ELLISON: I just told my mother off

BLAKE: (head explosion emoji)

BLAKE: How did that go?

ELLISON: About as effective as you’d expect.

BLAKE: So not very

ELLISON: Correct. She tried to set up dinner at the club with Dustin

BLAKE: The guy you punched in the face?

ELLISON: One and the same

BLAKE: Well I hope she respects your boundaries

ELLISON: We both know the odds of that are as likely as your fifteen-year flu

BLAKE: It would be a medical miracle

I snortand type out a goodbye message before tossing my phone onto the counter. Blake Reynolds might be the only real friend I made in Savannah, although our friendship was born out of necessity rather than anything else.

We’d met my senior year of college, bonding over our mutual disdain for overpriced dinners and pompous assholes who thought they walked on water. Our parents had been thrilled at our apparent fondness for each other, pushing us together whenever they could.

He’d been pining over a girl he couldn’t be with, and I’d been harboring the hope that Montana would come to Savannah like a knight in shining armor and whisk me back to Blackstone Falls. It hadn’t happened, and Blake and I seemed to be at an impasse in our lives romantically, so the solution seemed obvious, at least to me.

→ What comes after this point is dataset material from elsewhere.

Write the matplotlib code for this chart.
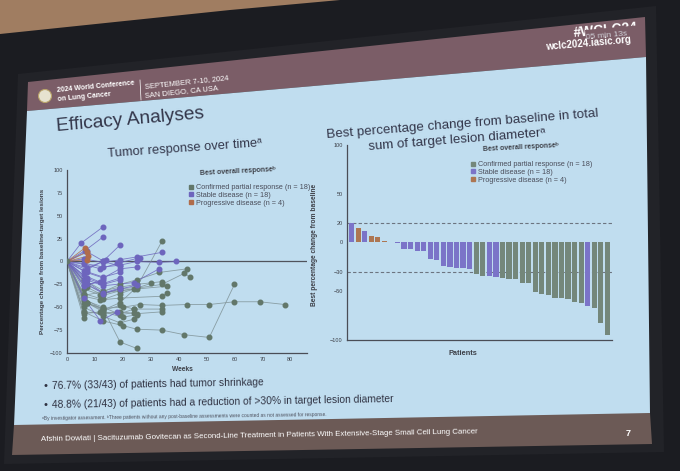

After one too many drinks at a fundraiser, I asked Blake to be my stand-in boyfriend. He laughed. I hadn’t.

And the more we talked about it, both drunk and sober, the more it started to make sense to him too.

In the beginning, we tried to see if we could do it for real—if we had enough chemistry to make an actual life together—but it just wasn’t there. We were friends with sometimes benefits who then had to dodge questions about marriage and children and a million other things we didn’t have answers to. It wasn’t a perfect setup, but it worked, and I think Blake thought it was a charade we could keep going forever.

But after I came back to Blackstone Falls for Nan’s funeral, I knew my time in Savannah was limited—and Blake did too.

He hadn’t talked me out of it or made me feel guilty for needing to leave. He was perfect in every way men in that world weren’t.

He just wasn’t meant for me.

Five minutes back in my hometown and I knew my heart would only ever beat for one man. A tall man with dark hair and brown eyes, who saw every one of my imperfections and loved me harder because of them.

And while I want to hurdle over any and all reservations and obstacles, I know I still need some time to come to grips with this new chapter in my life—find some balance maybe.

And besides, if years couldn’t lessen this pull toward Montana then nothing would.